Bergstrom Shea Vineyard Pinot Noir 2010
Lovely crimson colour and very fruit forward nose. Cherries and red currants with a blast of musty leather. These Oregon Pinots really do offer secondary and tertiary smells very early in their lives. The palette is still very closed with only a hint of the fruit and some violets coming through, not quite in harmony… Yet! This will be fantastic given a couple more years in bottle – think I’ll have a look for some 2008/9. 16.5/20, 88pts, £37.95 www.robersonwine.com
Domaine Pierre Naigeon Haute Cotes de Nuits 2007
This is a bit of a go to wine with very good structure and flavour for the price.

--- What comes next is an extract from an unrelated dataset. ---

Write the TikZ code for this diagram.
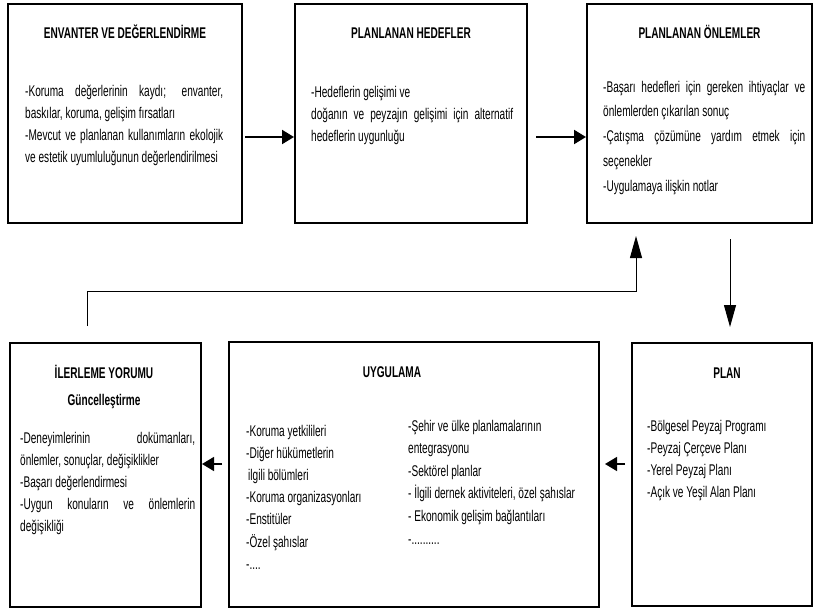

A hint of brick on the rim and a nose which offers sweet morello cherries and a whiff of smokeyness. Light bodied and the fruit from the nose is there in the mouth, along with that lovely damp forrest floor vibe. Not a wine of length but certainly one of charm. 16.5+/20, 89pts, £18.65 www.wineandthevine.co.uk
Final Pinot Noir score 5-1 to Burgundy (sorry Peter!). 2010 vs 2007 was what tipped the balance.
A very enjoyable tasting session and some very good wines. If you’re looking for good Pinot and Chardonnay from outside of Burgundy I would certainly set my sights on Bergstrom and I will be on the look out for some 2008 and 2009s. The wine that sparked the tasting was the 2009 Cumberland Pinot Noir so winesearcher.com here I come!